WHAT NEEDS TO BE DONE:
Search the material below for the word "this" and copy every line in which it occurs.

EXERCISE INPUTS:
☆ ☆ ☆ ☆ ☆ ☆ ☆
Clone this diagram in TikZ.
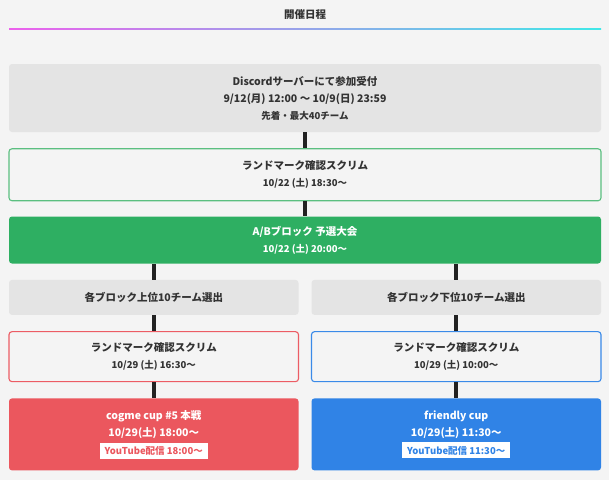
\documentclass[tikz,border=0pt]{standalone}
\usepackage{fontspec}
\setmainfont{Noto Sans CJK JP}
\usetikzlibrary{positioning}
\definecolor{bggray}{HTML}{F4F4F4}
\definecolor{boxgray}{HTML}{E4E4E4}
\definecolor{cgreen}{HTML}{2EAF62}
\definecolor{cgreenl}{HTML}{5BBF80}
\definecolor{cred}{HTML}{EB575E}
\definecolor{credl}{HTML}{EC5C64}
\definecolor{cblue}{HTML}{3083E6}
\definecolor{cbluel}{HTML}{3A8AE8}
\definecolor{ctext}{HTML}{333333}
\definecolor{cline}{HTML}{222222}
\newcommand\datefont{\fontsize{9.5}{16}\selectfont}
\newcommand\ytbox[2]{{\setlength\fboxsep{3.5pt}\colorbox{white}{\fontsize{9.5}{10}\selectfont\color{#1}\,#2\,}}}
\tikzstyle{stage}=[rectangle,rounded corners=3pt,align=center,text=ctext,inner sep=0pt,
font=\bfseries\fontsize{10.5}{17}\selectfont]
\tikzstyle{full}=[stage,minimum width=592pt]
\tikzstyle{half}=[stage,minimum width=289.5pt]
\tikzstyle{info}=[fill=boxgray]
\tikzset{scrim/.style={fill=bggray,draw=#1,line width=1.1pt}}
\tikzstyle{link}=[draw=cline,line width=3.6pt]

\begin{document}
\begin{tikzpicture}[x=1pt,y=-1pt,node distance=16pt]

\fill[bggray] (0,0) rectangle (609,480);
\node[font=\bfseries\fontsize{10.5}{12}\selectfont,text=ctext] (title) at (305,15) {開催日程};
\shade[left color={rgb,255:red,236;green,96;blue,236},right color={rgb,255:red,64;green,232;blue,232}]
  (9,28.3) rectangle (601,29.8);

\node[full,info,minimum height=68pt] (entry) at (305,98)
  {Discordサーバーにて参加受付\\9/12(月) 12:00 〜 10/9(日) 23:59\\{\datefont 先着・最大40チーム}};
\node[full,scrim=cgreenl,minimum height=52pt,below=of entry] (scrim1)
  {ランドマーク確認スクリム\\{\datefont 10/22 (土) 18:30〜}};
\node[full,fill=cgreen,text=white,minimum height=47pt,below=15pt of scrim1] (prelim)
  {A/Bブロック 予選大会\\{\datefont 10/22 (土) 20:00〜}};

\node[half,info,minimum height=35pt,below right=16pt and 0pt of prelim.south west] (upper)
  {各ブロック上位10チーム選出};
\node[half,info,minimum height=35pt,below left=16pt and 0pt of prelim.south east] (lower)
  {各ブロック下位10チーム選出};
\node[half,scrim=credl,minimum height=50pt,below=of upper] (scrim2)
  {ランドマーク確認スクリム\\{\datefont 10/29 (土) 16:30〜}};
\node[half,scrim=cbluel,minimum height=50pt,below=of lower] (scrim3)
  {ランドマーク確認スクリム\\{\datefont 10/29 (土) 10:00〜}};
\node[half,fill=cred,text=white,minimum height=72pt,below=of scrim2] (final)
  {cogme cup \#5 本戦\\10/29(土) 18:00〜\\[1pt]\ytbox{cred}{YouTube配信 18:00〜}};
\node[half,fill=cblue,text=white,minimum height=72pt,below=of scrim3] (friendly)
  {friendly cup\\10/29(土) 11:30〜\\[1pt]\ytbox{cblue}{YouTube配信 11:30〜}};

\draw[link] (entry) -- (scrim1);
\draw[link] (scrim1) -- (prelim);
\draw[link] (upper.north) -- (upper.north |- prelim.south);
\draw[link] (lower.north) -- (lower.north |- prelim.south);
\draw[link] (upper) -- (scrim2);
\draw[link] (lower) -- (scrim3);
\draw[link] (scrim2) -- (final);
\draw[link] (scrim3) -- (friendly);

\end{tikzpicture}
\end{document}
☆ ☆ ☆ ☆ ☆ ☆ ☆
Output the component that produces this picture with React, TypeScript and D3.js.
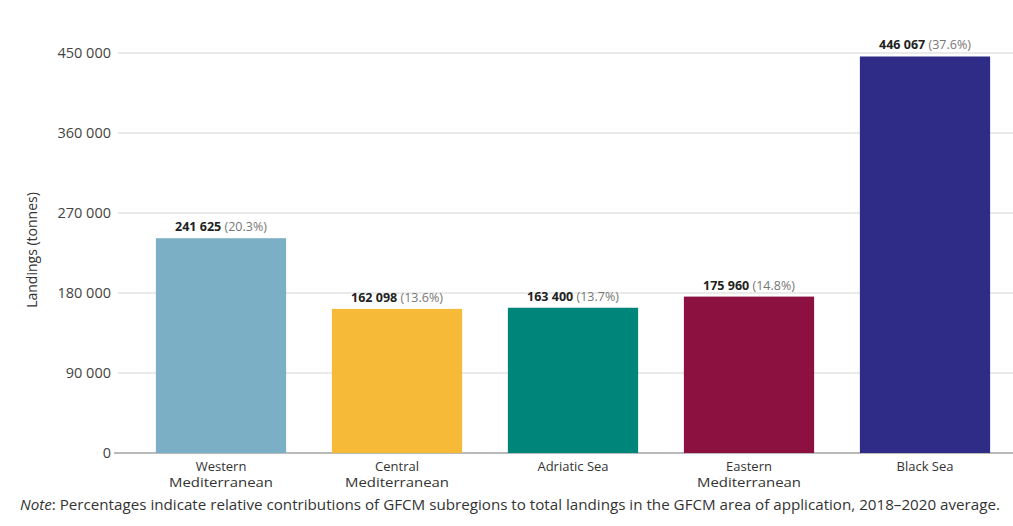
☆ ☆ ☆ ☆ ☆ ☆ ☆
THE RESPONSE:
Clone this diagram in TikZ.
Output the component that produces this picture with React, TypeScript and D3.js.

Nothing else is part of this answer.